For those who came in late, plasmon nanojets enable nanoscale focusing of light and, theoretically, allows engineers to bypass one of the fundamental limitations of the ordinary converging lens.

Tight compression of light waves is necessary to use them as signal carriers in compact devices that would work much faster than today's electronics.

The idea is that by replacing electrons in microcircuits with photons -- the massless particles of light -- the resulting devices would operate much faster.

What stops this happening is that photonic gear would be huge and to make them smaller, engineers require a way to control photons on such a small scale that the light wave itself has to be localised, squeezed into a minimum space.

Ideally, the light needs to be focused into a spot smaller than half of the original wavelength. While this feat is impossible in the classical optics due to what is known as the diffraction limit, modern research has already found several ways around it. And the newly observed plasmon nanojet is likely to become one of them.

The team has created a focusing component, or nanolens, capable of converting light into electromagnetic waves of a special kind, compressing it to 60 per cent of the initial radiation wavelength.

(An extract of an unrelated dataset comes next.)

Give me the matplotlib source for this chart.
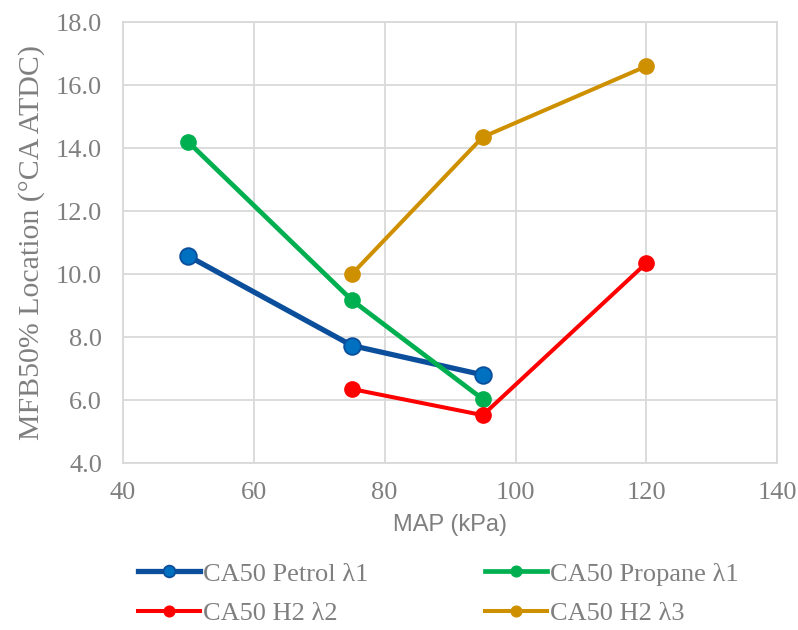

This new contraption is made up of a square piece of dielectric material 5 by 5 micrometers in size and 0.25 micrometers thick. Shown in figure 1, the square particle lies on a thin 0.1-micrometer gold film, next to an etched grating that diffracts light.

The paper's lead author, Professor Igor Minin of Tomsk Polytechnic University said that one of the mechanisms that enable subwavelength focusing relies on the plasmon nanojet, a phenomenon we have observed in an experiment for the first time.

Study co-author Dmitry Ponomarev said that using computer simulations, the team figured out the appropriate dimensions of the dielectric particle and the diffraction grid in gold film.

“When these parameters are right, SPPs have different phase velocities at different points in the particle. This causes the wavefront to bend, creating a vortex in the particle and therefore a region dense with SPPs behind it, which we call a plasmon nanojet," he said.

The head of the MIPT Center for Photonics and 2D Materials, Valentyn Volkov, who co-authored the study, added: "The experimental observation of plasmon nanojets has been made possible by a concerted effort on the part of our center's researchers and the colleagues in Moscow, Tomsk, and Copenhagen. This collaboration is not over, and we are planning to show other exciting effects that have to do with the formation, propagation, and application of plasmon nanojets."